*Dataset content*.
+ + + + +
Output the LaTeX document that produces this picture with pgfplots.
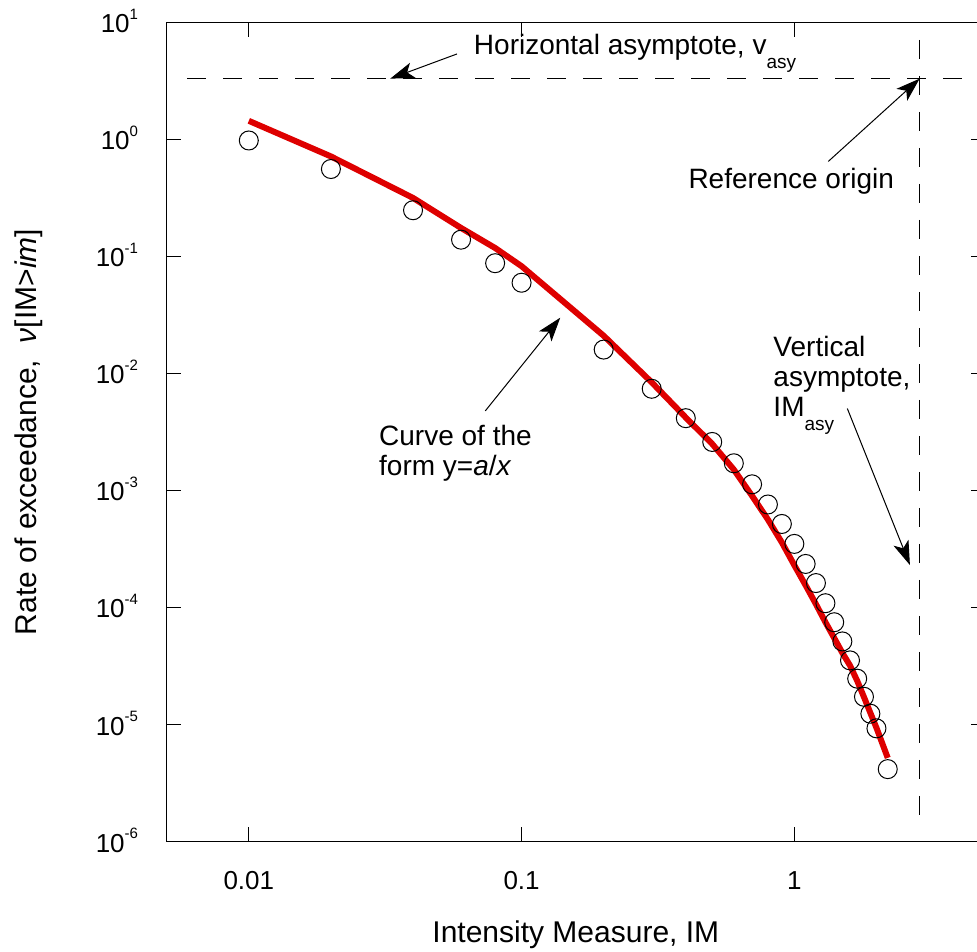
\documentclass[border=0pt]{standalone}
\usepackage{fontspec}
\setmainfont{Liberation Sans}
\usepackage{pgfplots}
\pgfplotsset{compat=1.18}
\usetikzlibrary{arrows.meta}
\definecolor{curvered}{RGB}{222,0,0}
\newcommand{\sps}[1]{\raisebox{6.7pt}{\fontsize{7.5}{9}\selectfont #1}}
\newcommand{\sbs}[1]{\raisebox{-7pt}{\fontsize{9.5}{11}\selectfont #1}}
\begin{document}
\begin{tikzpicture}
\begin{axis}[
  name=ax,
  scale only axis,
  width=409.15pt, height=409.7pt,
  xmode=log, ymode=log,
  xmin=0.005, xmax=5, ymin=1e-6, ymax=10,
  xtick={0.01,0.1,1}, xticklabels={0.01,0.1,1},
  ytick={1e-6,1e-5,1e-4,1e-3,1e-2,1e-1,1,10},
  yticklabels={10\sps{-6},10\sps{-5},10\sps{-4},10\sps{-3},10\sps{-2},10\sps{-1},10\sps{0},10\sps{1}},
  xminorticks=false, yminorticks=false,
  tick align=inside,
  major tick length=7.25pt,
  tick style={black, line width=0.5pt},
  axis line style={black, line width=0.6pt},
  xticklabel style={anchor=base, yshift=-23.8pt, font=\fontsize{13}{15}\selectfont},
  yticklabel style={anchor=base east, xshift=-10.8pt, yshift=-5.2pt, font=\fontsize{13}{15}\selectfont},
  xlabel={Intensity Measure, IM},
  ylabel={Rate of exceedance,\ \ \textit{ν}[IM>\textit{im}]},
  xlabel style={at={(axis description cs:0.5,-0.1236)}, anchor=base, font=\fontsize{15}{18}\selectfont},
  ylabel style={at={(axis description cs:-0.1589,0.5)}, anchor=base, font=\fontsize{15}{18}\selectfont},
  clip=false,
]
% dashed asymptotes
\addplot[black, line width=0.5pt, dash pattern=on 9.5pt off 8.5pt] coordinates {(0.00595,3.3) (5,3.3)};
\addplot[black, line width=0.5pt, dash pattern=on 9.5pt off 8.5pt] coordinates {(2.88,7.07) (2.88,1.46e-6)};
% fitted curve
\addplot[curvered, line width=3pt, line join=round] coordinates {
(0.01,1.44)(0.02,0.715)(0.04,0.316)(0.06,0.175)(0.08,0.118)(0.1,0.0825)
(0.2,0.021)(0.3,0.0084)(0.4,0.0042)(0.5,0.0025)(0.6,0.00151)(0.7,0.0009)
(0.8,0.000565)(0.9,0.00036)(1.0,0.00023)(1.1,0.000155)(1.2,0.000107)
(1.3,7.5e-5)(1.4,5.5e-5)(1.5,4.1e-5)(1.6,3.2e-5)(1.7,2.37e-5)(1.8,1.72e-5)
(1.9,1.26e-5)(2.0,9.4e-6)(2.2,5.2e-6)};
% data points
\addplot[only marks, mark=o, mark size=4.75pt, mark options={black, line width=0.5pt}] coordinates {
(0.01,0.978)(0.02,0.558)(0.04,0.248)(0.06,0.139)(0.08,0.0875)(0.1,0.0596)
(0.2,0.016)(0.3,0.0074)(0.4,0.00415)(0.5,0.0026)(0.6,0.00171)(0.7,0.00113)
(0.8,0.00076)(0.9,0.000518)(1.0,0.00035)(1.1,0.000236)(1.2,0.000162)
(1.3,0.000109)(1.4,7.5e-5)(1.5,5.14e-5)(1.6,3.54e-5)(1.7,2.47e-5)(1.8,1.73e-5)
(1.9,1.24e-5)(2.0,9.3e-6)(2.2,4.17e-6)};
% annotations
\node[anchor=base west, inner sep=0pt, font=\fontsize{14}{17}\selectfont] at (axis cs:0.0667,5.26) {Horizontal asymptote, v\sbs{asy}};
\draw[line width=0.5pt, -{Stealth[length=12pt,width=8pt,inset=3pt]}] (axis cs:0.058,5.367) -- (axis cs:0.033,3.3);
\node[anchor=base west, inner sep=0pt, font=\fontsize{14}{17}\selectfont] at (axis cs:0.4079,0.377) {Reference origin};
\draw[line width=0.5pt, -{Stealth[length=12pt,width=8pt,inset=3pt]}] (axis cs:1.332,0.648) -- (axis cs:2.88,3.3);
\node[anchor=base west, inner sep=0pt, font=\fontsize{14}{17}\selectfont] at (axis cs:0.8357,0.01403) {Vertical};
\node[anchor=base west, inner sep=0pt, font=\fontsize{14}{17}\selectfont] at (axis cs:0.8357,0.00778) {asymptote,};
\node[anchor=base west, inner sep=0pt, font=\fontsize{14}{17}\selectfont] at (axis cs:0.8357,0.00431) {IM\sbs{asy}};
\draw[line width=0.5pt, -{Stealth[length=12pt,width=8pt,inset=3pt]}] (axis cs:1.564,0.005023) -- (axis cs:2.653,2.31e-4);
\node[anchor=base west, inner sep=0pt, font=\fontsize{14}{17}\selectfont] at (axis cs:0.02996,0.00241) {Curve of the};
\node[anchor=base west, inner sep=0pt, font=\fontsize{14}{17}\selectfont] at (axis cs:0.02996,0.001337) {form y=\textit{a}/\textit{x}};
\draw[line width=0.5pt, -{Stealth[length=12pt,width=8pt,inset=3pt]}] (axis cs:0.07362,0.004789) -- (axis cs:0.1386,0.02996);
\end{axis}
\pgfresetboundingbox
\useasboundingbox ([xshift=-83.35pt,yshift=-54.65pt]ax.south west) rectangle ([xshift=405.15pt,yshift=11.15pt]ax.north west);
\end{tikzpicture}
\end{document}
+ + + + +
*Task to carry out*.
Copy out all the data exactly; skip the pictures.

*The result*.
Output the LaTeX document that produces this picture with pgfplots.
\documentclass[border=0pt]{standalone}
\usepackage{fontspec}
\setmainfont{Liberation Sans}
\usepackage{pgfplots}
\pgfplotsset{compat=1.18}
\usetikzlibrary{arrows.meta}
\definecolor{curvered}{RGB}{222,0,0}
\newcommand{\sps}[1]{\raisebox{6.7pt}{\fontsize{7.5}{9}\selectfont #1}}
\newcommand{\sbs}[1]{\raisebox{-7pt}{\fontsize{9.5}{11}\selectfont #1}}
\begin{document}
\begin{tikzpicture}
\begin{axis}[
  name=ax,
  scale only axis,
  width=409.15pt, height=409.7pt,
  xmode=log, ymode=log,
  xmin=0.005, xmax=5, ymin=1e-6, ymax=10,
  xtick={0.01,0.1,1}, xticklabels={0.01,0.1,1},
  ytick={1e-6,1e-5,1e-4,1e-3,1e-2,1e-1,1,10},
  yticklabels={10\sps{-6},10\sps{-5},10\sps{-4},10\sps{-3},10\sps{-2},10\sps{-1},10\sps{0},10\sps{1}},
  xminorticks=false, yminorticks=false,
  tick align=inside,
  major tick length=7.25pt,
  tick style={black, line width=0.5pt},
  axis line style={black, line width=0.6pt},
  xticklabel style={anchor=base, yshift=-23.8pt, font=\fontsize{13}{15}\selectfont},
  yticklabel style={anchor=base east, xshift=-10.8pt, yshift=-5.2pt, font=\fontsize{13}{15}\selectfont},
  xlabel={Intensity Measure, IM},
  ylabel={Rate of exceedance,\ \ \textit{ν}[IM>\textit{im}]},
  xlabel style={at={(axis description cs:0.5,-0.1236)}, anchor=base, font=\fontsize{15}{18}\selectfont},
  ylabel style={at={(axis description cs:-0.1589,0.5)}, anchor=base, font=\fontsize{15}{18}\selectfont},
  clip=false,
]
% dashed asymptotes
\addplot[black, line width=0.5pt, dash pattern=on 9.5pt off 8.5pt] coordinates {(0.00595,3.3) (5,3.3)};
\addplot[black, line width=0.5pt, dash pattern=on 9.5pt off 8.5pt] coordinates {(2.88,7.07) (2.88,1.46e-6)};
% fitted curve
\addplot[curvered, line width=3pt, line join=round] coordinates {
(0.01,1.44)(0.02,0.715)(0.04,0.316)(0.06,0.175)(0.08,0.118)(0.1,0.0825)
(0.2,0.021)(0.3,0.0084)(0.4,0.0042)(0.5,0.0025)(0.6,0.00151)(0.7,0.0009)
(0.8,0.000565)(0.9,0.00036)(1.0,0.00023)(1.1,0.000155)(1.2,0.000107)
(1.3,7.5e-5)(1.4,5.5e-5)(1.5,4.1e-5)(1.6,3.2e-5)(1.7,2.37e-5)(1.8,1.72e-5)
(1.9,1.26e-5)(2.0,9.4e-6)(2.2,5.2e-6)};
% data points
\addplot[only marks, mark=o, mark size=4.75pt, mark options={black, line width=0.5pt}] coordinates {
(0.01,0.978)(0.02,0.558)(0.04,0.248)(0.06,0.139)(0.08,0.0875)(0.1,0.0596)
(0.2,0.016)(0.3,0.0074)(0.4,0.00415)(0.5,0.0026)(0.6,0.00171)(0.7,0.00113)
(0.8,0.00076)(0.9,0.000518)(1.0,0.00035)(1.1,0.000236)(1.2,0.000162)
(1.3,0.000109)(1.4,7.5e-5)(1.5,5.14e-5)(1.6,3.54e-5)(1.7,2.47e-5)(1.8,1.73e-5)
(1.9,1.24e-5)(2.0,9.3e-6)(2.2,4.17e-6)};
% annotations
\node[anchor=base west, inner sep=0pt, font=\fontsize{14}{17}\selectfont] at (axis cs:0.0667,5.26) {Horizontal asymptote, v\sbs{asy}};
\draw[line width=0.5pt, -{Stealth[length=12pt,width=8pt,inset=3pt]}] (axis cs:0.058,5.367) -- (axis cs:0.033,3.3);
\node[anchor=base west, inner sep=0pt, font=\fontsize{14}{17}\selectfont] at (axis cs:0.4079,0.377) {Reference origin};
\draw[line width=0.5pt, -{Stealth[length=12pt,width=8pt,inset=3pt]}] (axis cs:1.332,0.648) -- (axis cs:2.88,3.3);
\node[anchor=base west, inner sep=0pt, font=\fontsize{14}{17}\selectfont] at (axis cs:0.8357,0.01403) {Vertical};
\node[anchor=base west, inner sep=0pt, font=\fontsize{14}{17}\selectfont] at (axis cs:0.8357,0.00778) {asymptote,};
\node[anchor=base west, inner sep=0pt, font=\fontsize{14}{17}\selectfont] at (axis cs:0.8357,0.00431) {IM\sbs{asy}};
\draw[line width=0.5pt, -{Stealth[length=12pt,width=8pt,inset=3pt]}] (axis cs:1.564,0.005023) -- (axis cs:2.653,2.31e-4);
\node[anchor=base west, inner sep=0pt, font=\fontsize{14}{17}\selectfont] at (axis cs:0.02996,0.00241) {Curve of the};
\node[anchor=base west, inner sep=0pt, font=\fontsize{14}{17}\selectfont] at (axis cs:0.02996,0.001337) {form y=\textit{a}/\textit{x}};
\draw[line width=0.5pt, -{Stealth[length=12pt,width=8pt,inset=3pt]}] (axis cs:0.07362,0.004789) -- (axis cs:0.1386,0.02996);
\end{axis}
\pgfresetboundingbox
\useasboundingbox ([xshift=-83.35pt,yshift=-54.65pt]ax.south west) rectangle ([xshift=405.15pt,yshift=11.15pt]ax.north west);
\end{tikzpicture}
\end{document}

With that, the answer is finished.